2 David Korn { 02.06.19 at 10:21 am }

Cereal: My thoughts, exactly. There used to be something called “Country” Corn Flakes (Kellogg’s made it, I think). It was crunchier than the usual. Thank you for the reminder.

3 Ken Goldberg { 02.06.19 at 11:41 am }

You must be referring to cold cereal, which I did always consider boring in a restaurant, but hot cereal – particularly oatmeal or grits – is extremely popular in restaurants here open early, as you must know. Don’t forget Quaker Oats, which came from Akron. I’m not familiar with Weetabix, which sounds newfangled, but I often use cold cereals as an example of products today where there are a ridiculously amount of options.

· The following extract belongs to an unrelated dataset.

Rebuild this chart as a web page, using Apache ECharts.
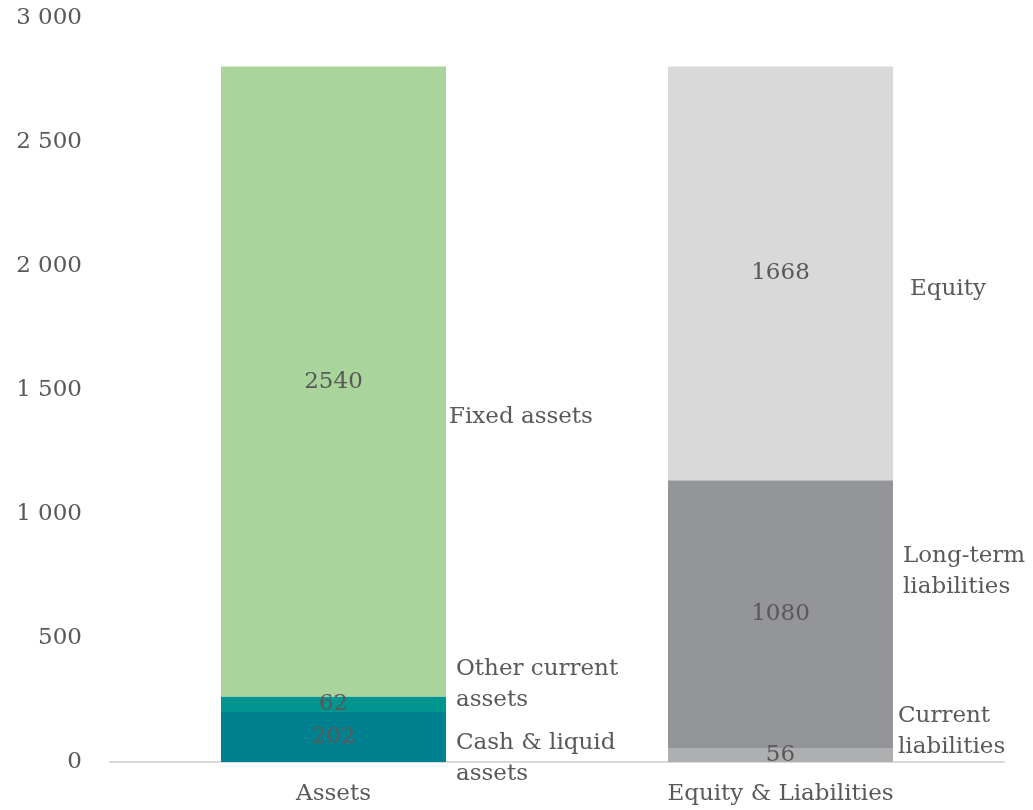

Who needs 15 or 20 varieties of Cheerios, Shredded Wheat, or Corn Flakes? Snickers? M & M’s? Hershey’s chocolate bars? Somewhere I think added cost to the consumer must fit in here somewhere.

4 MARC Adler { 02.06.19 at 3:06 pm }

My current favorite is Kashi Peanut flavor cereal.
I eat it with a little chocolate flavor cereal on top to give you the Reese’s Peanut Butter Cup flavor.